India’s supermodel [49, 1], which is based on SAIR model [2, 38], has gained major prominence recently. This model predicts that India may have reached herd immunity with around 38 crores of the population either infected or having antibodies. One of the predictions of the supermodel is that the infection counts at the end 2021 would be 10.6 million. For January 1, 2021, our prediction for the total infection count is approximately 14.57 million, and that for daily cont is 81 thousands. These are over-predictions compared to supermodel, but the predictions are reasonably close. We believe that our present model could be improved significantly by employing machine learning algorithms.
6 Discussions and Conclusions
We construct a universal epidemic curve for COVID-19 using the first-phase epidemic curves for the eight countries: France, Spain, Italy, Switzerland, Turkey, Netherlands, Belgium and Germany. The curves for the individual countries collapse to a single curve within a standard deviation of 0.089 indicating a generic behaviour of the epidemic.

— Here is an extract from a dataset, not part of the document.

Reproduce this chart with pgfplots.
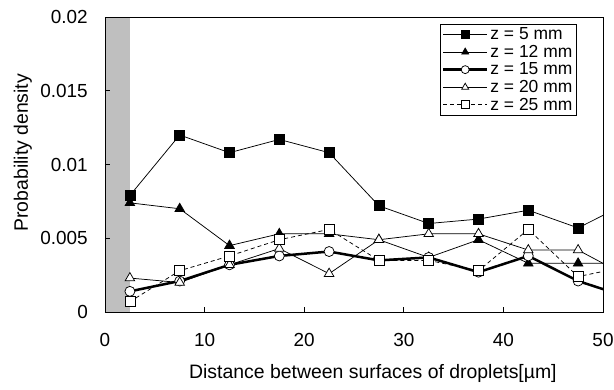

We also construct a eight-degree polynomial that fits with the universal curve.
Universality of the epidemic curve is an important landmark considering that many major physical phenomena exhibit universality (e.g., law of gravitation, phase transition, etc.). Note however that the universality in epidemic is somewhat surprising considering major differences in demography, government actions, lockdown conditions, etc.
The discovery of the universal epidemic curve gives us an interesting handle for forecasting the epidemic evolution. An advantage of this approach over others is that it is purely data-driven. Hence, we do not need to model the differential equation. A disadvantage of this method is that we do not have any control parameter. For example, SAIR model can be tuned by changing the coefficient of some terms of the differential equations, but we cannot do so in our model because we do not have any control over the data.
We compared India’s reported epidemic curve with the universal curve with appropriate scaling. We observed that India’s present epidemic curve fits with the part of the universal curve. This discovery enables us to forecast the epidemic evolution. We observe that our forecasts for 5 weeks match with the observed data within 12.3%, which is quite encouraging considering so many uncertainties. Note however that our predictions tend to be systematically larger than the actual data, which could be due to errors in the construction of the universal curve.
Our model predicts that the daily cases for India’s COVID-19 epidemic are falling, which is consistent with the observations. This result indicates the cumulative I(t) has reached a linear regime for India’s epidemic. The predictions of our models and those of the supermodel are reasonably close to each other.
The universal curve could be further refined using more advanced algorithm, such as machine learning and deep neural networks. Also, we believe that this model is robust for modelling the second and third waves of COVID-19 as well. In addition, it will be interesting to work out the universal curves for the daily cases, as well as for the active cases. We are in the process of such extensions.
Data Availability
We have used public data (e.g., from worldometer.org). Paper-spectific plot data will be available on request.
Acknowledgements
We thank Soumyadeep Chatterjee, Shashwat Bhattacharya, and Asad Ali for useful discussions. This project is supported by a SERB MATRICS project SERB/F/847/2020-2021.